Subject: Re: [.32-rc3] scheduler: iwlagn consistently high in "waiting for
 CPU"
From: Mike Galbraith <efault@gmx.de>
To: Frans Pop <elendil@planet.nl>
Cc: Arjan van de Ven <arjan@infradead.org>,
	Linux Kernel Mailing List <linux-kernel@vger.kernel.org>,
	Ingo Molnar <mingo@elte.hu>,
	Peter Zijlstra <peterz@infradead.org>,
	linux-wireless@vger.kernel.org
In-Reply-To: <200910072034.57511.elendil@planet.nl>
References: <200910051500.55875.elendil@planet.nl>
	 <200910061749.02805.elendil@planet.nl>
	 <200910071910.53907.elendil@planet.nl>
	 <200910072034.57511.elendil@planet.nl>
Content-Type: text/plain
Date: Thu, 08 Oct 2009 06:05:43 +0200
Message-Id: <1254974743.7797.21.camel@marge.simson.net>
Mime-Version: 1.0
Sender: linux-wireless-owner@vger.kernel.org

On Wed, 2009-10-07 at 20:34 +0200, Frans Pop wrote:
> On Wednesday 07 October 2009, Frans Pop wrote:
> > On Tuesday 06 October 2009, Frans Pop wrote:
> > > I've checked for 2.6.31.1 now and iwlagn is listed high there too when
> > > the system is idle, but with normal values of 60-100 ms. And phy0 has
> > > normal values of below 10 ms.
> > > I've now rebooted with today's mainline git; phy0 now frequently shows
> > > with values of around 100 ms too (i.e. higher than last time).
> >
> > Mike privately sent me a script to try to capture the latencies with
> > perf, but the perf output does not show any high latencies at all. It
> > looks as if we may have found a bug in latencytop here instead.
> 
> Not sure if it's relevant nor what it means, but I frequently see two lines 
> for iwlagn, e.g:
> 
>     Scheduler: waiting for cpu              102.4 msec         99.7 %
>     .                                         3.3 msec          0.3 %
> 
> I get the same results with both latencytop 0.4 and 0.5.

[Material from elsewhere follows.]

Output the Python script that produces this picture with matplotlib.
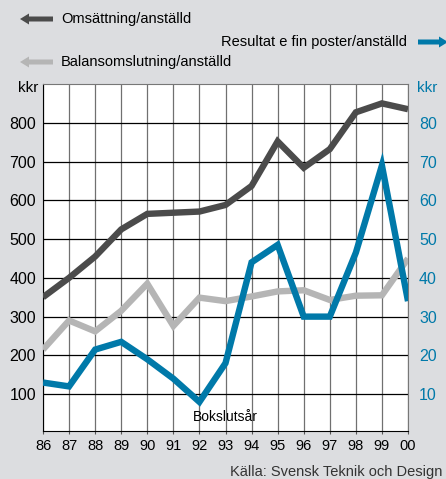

OK, I see latencytop spikes here on an idle box too, to the tune of up
to a _second_.  Booting with nohz=off seems to have cured it.

I wanted to see if that's also the perf sched record -C N trouble I
warned you not to try when recording with script, but unfortunately,
after pulling this morning...

marge:/root/tmp # perf sched lat --sort=max
Segmentation fault

...perf sched got busted.  Seems likely to be same thing for both
though, as magnitude/frequency of bogons is very similar.

	-Mike